Seriously delinquent mortgages hit lowest point since 2006
October's loan delinquencies, especially those in serious delinquency, got much healthier after improving from the fallout of the last two hurricane seasons, according to Black Knight.
The total number of properties with loans 90 or more days past due dropped to 499,000 in October. It represented a 12-year low, falling 90,000 from a year earlier and 14,000 from the prior month as properties rebounded from the aftermath of past hurricanes.
"Long-term delinquencies related to Hurricanes Harvey and Irma peaked late last year, but have showed continued improvement ever since. In turn, this improvement has largely driven the significant year-over-year reductions we've seen in serious delinquencies recently," Ben Graboske, executive vice president of Black Knight's data and analytics division, said in a statement to NMN.

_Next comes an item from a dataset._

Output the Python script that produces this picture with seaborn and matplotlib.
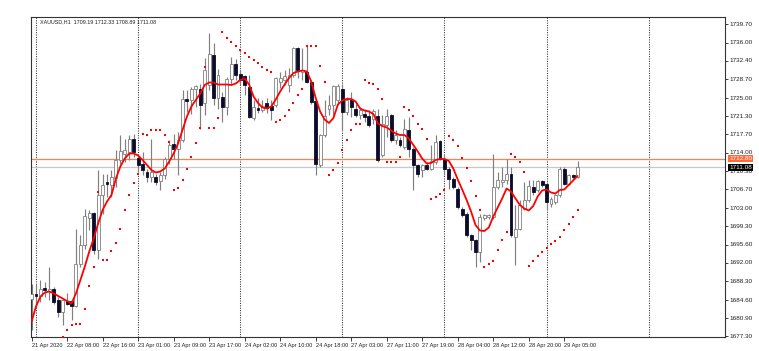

"More broadly speaking, though, the high quality of post-crisis mortgage originations and the historically low levels of new troubled loans we're seeing enter the market have resulted in a more than 12-year low in a serious delinquencies," Graboske continued.
Overall, the delinquency rate went down to 3.64%, a 17.9% year-over-year drop. After enduring the largest monthly spike in 10 years in September following the damage of Hurricane Florence, delinquencies bounced back by declining 8.2% month-over-month.
Of all the states, Mississippi's delinquency rate was highest at 10%. Louisiana followed with 7.89% and Alabama was third with 6.76%.
Total active foreclosures also fell to 267,000, dropping 24.24% from the year before and 0.54% from September.
Foreclosure starts, on the other hand, went up to 50,600, rising 0.8% year-over-year and 26.5% month-over-month. However, this was after reaching an 18-year low in September.